Critical Theories: Enduring Hierarchies and Extraction
Critical theories (Marxist, post-colonial, feminist) uncover persistent inequalities. The green transition risks perpetuating core-periphery dynamics, with the Global South supplying minerals on unequal terms, often termed “green colonialism,” amid IMF debt leverage. North-South divides intensify over climate justice, digital access, and resource equity. Expanded BRICS+ seeks counter-hegemony but with limited success. Conflicts, displacement, and austerity disproportionately burden women and minorities, sparking protests as resistance to the global capitalist order.
Pakistan’s critical vulnerabilities highlight neo-imperial dynamics: as a Global South mineral supplier, it faces “green colonialism” from US opportunism and Chinese investments. IMF leverage amid climate shocks widens divides, fueling protests over food insecurity and austerity. Terrorist outfits in Afghanistan and their foreign financiers remain a problem for Pakistan.
Overall: Fragmented Interdependence in Polycrisis
No single IR paradigm dominates 2026; instead, they intersect to depict a world of security competition (Realism), strained institutions (Liberalism), narrative clashes (Constructivism), and systemic inequalities (Critical Theories). The polycrisis—interweaving climate shocks, economic instability, migration, and technological disruptions like AI and biotech—overwhelms capacities, prompting reactive policies. Mid-tier powers, including Pakistan, India, Saudi Arabia, Turkey, Indonesia, and Brazil, exploit the US-China standoff for maneuvering space, blurring blocs through hedging.

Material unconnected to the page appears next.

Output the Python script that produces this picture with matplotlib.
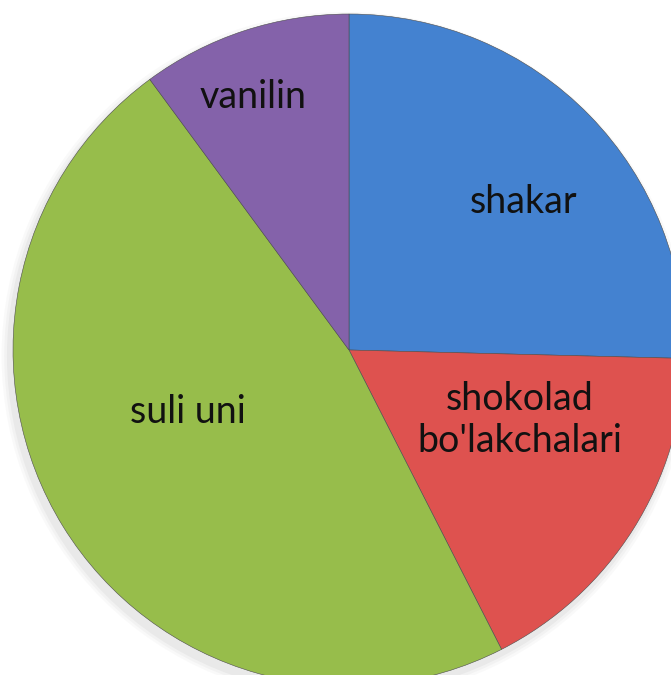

Pakistan’s role epitomizes this: its “geopolitical renaissance”—via defense pacts, mineral deals, and Afghan operations—grants leverage, but domestic unrest and polycrisis risks overstretch. In essence, 2026 applies outdated statecraft to modern problems, finding it inadequate. The true contest lies in responses to crises—through balancing, cooperation, narratives, or change—determining winners in this unsettled, multipolar transition. Pakistan, as a pivotal hedger and regional stabilizer, shapes outcomes but teeters between triumph and vulnerability, hinging on adaptive strategies balancing autonomy and alliances.